GIVEN EXERCISE: An exact copy of all the data is required, with pictures left out.

RECORDED INFORMATION:

########################################

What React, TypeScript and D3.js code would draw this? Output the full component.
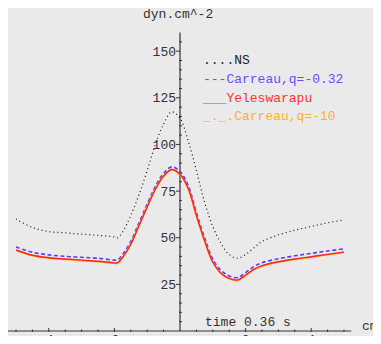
import React, { useRef, useEffect } from 'react';
import * as d3 from 'd3';

// distance along vessel (cm)
const xs = [-5, -4.5, -4, -3.5, -3, -2.5, -2, -1.9, -1.75, -1.5, -1.25, -1, -0.75, -0.5, -0.25, 0, 0.25, 0.5, 0.75, 1, 1.25, 1.5, 1.75, 2, 2.25, 2.5, 3, 3.5, 4, 4.5, 5];

// wall shear stress (dyn.cm^-2)
const nsValues = [60, 55.5, 53.3, 52.6, 51.9, 51.3, 50.4, 50, 53, 62, 73, 86, 100, 111, 117.5, 114, 102, 86, 69, 56, 47, 41, 39, 41, 44.5, 48, 51.5, 54, 56, 58, 59.5];
const carreauValues = [45, 42.2, 40.8, 40, 39.5, 39, 38, 38.1, 41, 48, 58, 68, 77.5, 84.5, 88, 85.5, 78, 63.5, 50, 38.5, 32.5, 29.5, 28.6, 31.3, 34.5, 36.6, 38.7, 40.3, 41.6, 42.9, 44];
const yeleValues = [43.4, 40.6, 39.3, 38.6, 38, 37.4, 36.5, 36.6, 39.5, 46.5, 56.5, 66.5, 76, 83, 86.6, 84, 76.5, 62, 48.5, 37, 31, 28.2, 27.3, 30, 33, 35, 37.1, 38.6, 39.8, 41.1, 42.3];
const carreau10Values = [43.2, 40.4, 39.1, 38.4, 37.8, 37.2, 36.3, 36.4, 39.4, 46.6, 56.6, 66.6, 76.1, 83, 86.5, 83.8, 76.3, 61.8, 48.3, 36.8, 30.8, 28, 27.1, 29.8, 32.8, 34.8, 36.9, 38.4, 39.6, 40.9, 42.1];

const xMajor = [-4, -2, 2, 4];
const yMajor = [25, 50, 75, 100, 125, 150];

const legendItems = [
    { label: '....NS', color: '#222' },
    { label: '---Carreau,q=-0.32', color: '#6a4cff' },
    { label: '___Yeleswarapu', color: '#ff3030' },
    { label: '_._.Carreau,q=-10', color: '#ffb020' },
];

const W = 381, H = 344;
const FONT = '"Liberation Mono", "DejaVu Sans Mono", monospace';

export default function App() {
    const svgRef = useRef<SVGSVGElement | null>(null);

    useEffect(() => {
        if (!svgRef.current) return;
        const svg = d3.select(svgRef.current);
        svg.selectAll("*").remove();

        svg.append("rect").attr("width", W).attr("height", H).attr("fill", "#eaeaea");

        const x = d3.scaleLinear().domain([-5, 5]).range([16, 344]);
        const y = d3.scaleLinear().domain([0, 160]).range([331, 32.5]);
        const x0 = x(0), y0 = y(0);

        // axes lines
        svg.append("line").attr("x1", x(-5.3)).attr("x2", x(5.22)).attr("y1", y0).attr("y2", y0)
            .attr("stroke", "#333").attr("stroke-width", 1);
        svg.append("line").attr("x1", x0).attr("x2", x0).attr("y1", y0).attr("y2", y(160))
            .attr("stroke", "#111").attr("stroke-width", 1);

        // x ticks
        const xMinor = d3.range(-5, 5.01, 0.5).filter(v => v !== 0 && !xMajor.includes(v));
        svg.selectAll("line.xmin").data(xMinor).join("line").attr("class", "xmin")
            .attr("x1", d => x(d)).attr("x2", d => x(d)).attr("y1", y0 - 1.5).attr("y2", y0 + 1)
            .attr("stroke", "#333");
        svg.selectAll("line.xmaj").data(xMajor).join("line").attr("class", "xmaj")
            .attr("x1", d => x(d)).attr("x2", d => x(d)).attr("y1", y0 - 3).attr("y2", y0 + 1)
            .attr("stroke", "#333");
        svg.selectAll("text.xlab").data(xMajor).join("text").attr("class", "xlab")
            .attr("x", d => x(d) - (d < 0 ? 3 : 0)).attr("y", y0 + 13)
            .attr("text-anchor", "middle").attr("font-family", FONT).attr("font-size", 13).attr("fill", "#333")
            .text(d => d < 0 ? `-${-d}` : `${d}`);

        // y ticks
        const yMinor = d3.range(5, 160, 5).filter(v => !yMajor.includes(v));
        svg.selectAll("line.ymin").data(yMinor).join("line").attr("class", "ymin")
            .attr("x1", x0 - 1).attr("x2", x0 + 2).attr("y1", d => y(d)).attr("y2", d => y(d))
            .attr("stroke", "#333");
        svg.selectAll("line.ymaj").data(yMajor).join("line").attr("class", "ymaj")
            .attr("x1", x0 - 4).attr("x2", x0).attr("y1", d => y(d)).attr("y2", d => y(d))
            .attr("stroke", "#333");
        svg.selectAll("text.ylab").data(yMajor).join("text").attr("class", "ylab")
            .attr("x", x0 - 4).attr("y", d => y(d)).attr("dy", "0.35em")
            .attr("text-anchor", "end").attr("font-family", FONT).attr("font-size", 13).attr("fill", "#333")
            .text(d => d);

        // axis labels
        svg.append("text").attr("x", 143).attr("y", 18).attr("font-family", FONT).attr("font-size", 13)
            .attr("fill", "#333").text("dyn.cm^-2");
        svg.append("text").attr("x", 362).attr("y", 330).attr("font-family", FONT).attr("font-size", 13)
            .attr("fill", "#333").text("cm");
        svg.append("text").attr("x", 205).attr("y", 326).attr("font-family", FONT).attr("font-size", 13)
            .attr("fill", "#333").text("time 0.36 s");

        const line = (vals: number[]) => d3.line<number>()
            .x((_, i) => x(xs[i])).y(d => y(d))
            .curve(d3.curveCatmullRom.alpha(0.5))(vals);

        // curves
        svg.append("path").attr("d", line(nsValues)).attr("fill", "none")
            .attr("stroke", "#111").attr("stroke-width", 1.2).attr("stroke-dasharray", "1,3");
        svg.append("path").attr("d", line(carreauValues)).attr("fill", "none")
            .attr("stroke", "#5a3cff").attr("stroke-width", 1.6).attr("stroke-dasharray", "4,2.5");
        svg.append("path").attr("d", line(carreau10Values)).attr("fill", "none")
            .attr("stroke", "#ffb020").attr("stroke-width", 1.8);
        svg.append("path").attr("d", line(yeleValues)).attr("fill", "none")
            .attr("stroke", "#ff2020").attr("stroke-width", 1.4);

        // legend
        svg.selectAll("text.leg").data(legendItems).join("text").attr("class", "leg")
            .attr("x", 203).attr("y", (_, i) => 64 + i * 18.8)
            .attr("font-family", FONT).attr("font-size", 13)
            .attr("fill", d => d.color).text(d => d.label);
    }, []);

    return (
        <div style={{ width: W, height: H, margin: -8 }}>
            <svg ref={svgRef} width={W} height={H} style={{ display: 'block' }}></svg>
        </div>
    );
}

########################################

CORRECT RESULT:
What React, TypeScript and D3.js code would draw this? Output the full component.
import React, { useRef, useEffect } from 'react';
import * as d3 from 'd3';

// distance along vessel (cm)
const xs = [-5, -4.5, -4, -3.5, -3, -2.5, -2, -1.9, -1.75, -1.5, -1.25, -1, -0.75, -0.5, -0.25, 0, 0.25, 0.5, 0.75, 1, 1.25, 1.5, 1.75, 2, 2.25, 2.5, 3, 3.5, 4, 4.5, 5];

// wall shear stress (dyn.cm^-2)
const nsValues = [60, 55.5, 53.3, 52.6, 51.9, 51.3, 50.4, 50, 53, 62, 73, 86, 100, 111, 117.5, 114, 102, 86, 69, 56, 47, 41, 39, 41, 44.5, 48, 51.5, 54, 56, 58, 59.5];
const carreauValues = [45, 42.2, 40.8, 40, 39.5, 39, 38, 38.1, 41, 48, 58, 68, 77.5, 84.5, 88, 85.5, 78, 63.5, 50, 38.5, 32.5, 29.5, 28.6, 31.3, 34.5, 36.6, 38.7, 40.3, 41.6, 42.9, 44];
const yeleValues = [43.4, 40.6, 39.3, 38.6, 38, 37.4, 36.5, 36.6, 39.5, 46.5, 56.5, 66.5, 76, 83, 86.6, 84, 76.5, 62, 48.5, 37, 31, 28.2, 27.3, 30, 33, 35, 37.1, 38.6, 39.8, 41.1, 42.3];
const carreau10Values = [43.2, 40.4, 39.1, 38.4, 37.8, 37.2, 36.3, 36.4, 39.4, 46.6, 56.6, 66.6, 76.1, 83, 86.5, 83.8, 76.3, 61.8, 48.3, 36.8, 30.8, 28, 27.1, 29.8, 32.8, 34.8, 36.9, 38.4, 39.6, 40.9, 42.1];

const xMajor = [-4, -2, 2, 4];
const yMajor = [25, 50, 75, 100, 125, 150];

const legendItems = [
    { label: '....NS', color: '#222' },
    { label: '---Carreau,q=-0.32', color: '#6a4cff' },
    { label: '___Yeleswarapu', color: '#ff3030' },
    { label: '_._.Carreau,q=-10', color: '#ffb020' },
];

const W = 381, H = 344;
const FONT = '"Liberation Mono", "DejaVu Sans Mono", monospace';

export default function App() {
    const svgRef = useRef<SVGSVGElement | null>(null);

    useEffect(() => {
        if (!svgRef.current) return;
        const svg = d3.select(svgRef.current);
        svg.selectAll("*").remove();

        svg.append("rect").attr("width", W).attr("height", H).attr("fill", "#eaeaea");

        const x = d3.scaleLinear().domain([-5, 5]).range([16, 344]);
        const y = d3.scaleLinear().domain([0, 160]).range([331, 32.5]);
        const x0 = x(0), y0 = y(0);

        // axes lines
        svg.append("line").attr("x1", x(-5.3)).attr("x2", x(5.22)).attr("y1", y0).attr("y2", y0)
            .attr("stroke", "#333").attr("stroke-width", 1);
        svg.append("line").attr("x1", x0).attr("x2", x0).attr("y1", y0).attr("y2", y(160))
            .attr("stroke", "#111").attr("stroke-width", 1);

        // x ticks
        const xMinor = d3.range(-5, 5.01, 0.5).filter(v => v !== 0 && !xMajor.includes(v));
        svg.selectAll("line.xmin").data(xMinor).join("line").attr("class", "xmin")
            .attr("x1", d => x(d)).attr("x2", d => x(d)).attr("y1", y0 - 1.5).attr("y2", y0 + 1)
            .attr("stroke", "#333");
        svg.selectAll("line.xmaj").data(xMajor).join("line").attr("class", "xmaj")
            .attr("x1", d => x(d)).attr("x2", d => x(d)).attr("y1", y0 - 3).attr("y2", y0 + 1)
            .attr("stroke", "#333");
        svg.selectAll("text.xlab").data(xMajor).join("text").attr("class", "xlab")
            .attr("x", d => x(d) - (d < 0 ? 3 : 0)).attr("y", y0 + 13)
            .attr("text-anchor", "middle").attr("font-family", FONT).attr("font-size", 13).attr("fill", "#333")
            .text(d => d < 0 ? `-${-d}` : `${d}`);

        // y ticks
        const yMinor = d3.range(5, 160, 5).filter(v => !yMajor.includes(v));
        svg.selectAll("line.ymin").data(yMinor).join("line").attr("class", "ymin")
            .attr("x1", x0 - 1).attr("x2", x0 + 2).attr("y1", d => y(d)).attr("y2", d => y(d))
            .attr("stroke", "#333");
        svg.selectAll("line.ymaj").data(yMajor).join("line").attr("class", "ymaj")
            .attr("x1", x0 - 4).attr("x2", x0).attr("y1", d => y(d)).attr("y2", d => y(d))
            .attr("stroke", "#333");
        svg.selectAll("text.ylab").data(yMajor).join("text").attr("class", "ylab")
            .attr("x", x0 - 4).attr("y", d => y(d)).attr("dy", "0.35em")
            .attr("text-anchor", "end").attr("font-family", FONT).attr("font-size", 13).attr("fill", "#333")
            .text(d => d);

        // axis labels
        svg.append("text").attr("x", 143).attr("y", 18).attr("font-family", FONT).attr("font-size", 13)
            .attr("fill", "#333").text("dyn.cm^-2");
        svg.append("text").attr("x", 362).attr("y", 330).attr("font-family", FONT).attr("font-size", 13)
            .attr("fill", "#333").text("cm");
        svg.append("text").attr("x", 205).attr("y", 326).attr("font-family", FONT).attr("font-size", 13)
            .attr("fill", "#333").text("time 0.36 s");

        const line = (vals: number[]) => d3.line<number>()
            .x((_, i) => x(xs[i])).y(d => y(d))
            .curve(d3.curveCatmullRom.alpha(0.5))(vals);

        // curves
        svg.append("path").attr("d", line(nsValues)).attr("fill", "none")
            .attr("stroke", "#111").attr("stroke-width", 1.2).attr("stroke-dasharray", "1,3");
        svg.append("path").attr("d", line(carreauValues)).attr("fill", "none")
            .attr("stroke", "#5a3cff").attr("stroke-width", 1.6).attr("stroke-dasharray", "4,2.5");
        svg.append("path").attr("d", line(carreau10Values)).attr("fill", "none")
            .attr("stroke", "#ffb020").attr("stroke-width", 1.8);
        svg.append("path").attr("d", line(yeleValues)).attr("fill", "none")
            .attr("stroke", "#ff2020").attr("stroke-width", 1.4);

        // legend
        svg.selectAll("text.leg").data(legendItems).join("text").attr("class", "leg")
            .attr("x", 203).attr("y", (_, i) => 64 + i * 18.8)
            .attr("font-family", FONT).attr("font-size", 13)
            .attr("fill", d => d.color).text(d => d.label);
    }, []);

    return (
        <div style={{ width: W, height: H, margin: -8 }}>
            <svg ref={svgRef} width={W} height={H} style={{ display: 'block' }}></svg>
        </div>
    );
}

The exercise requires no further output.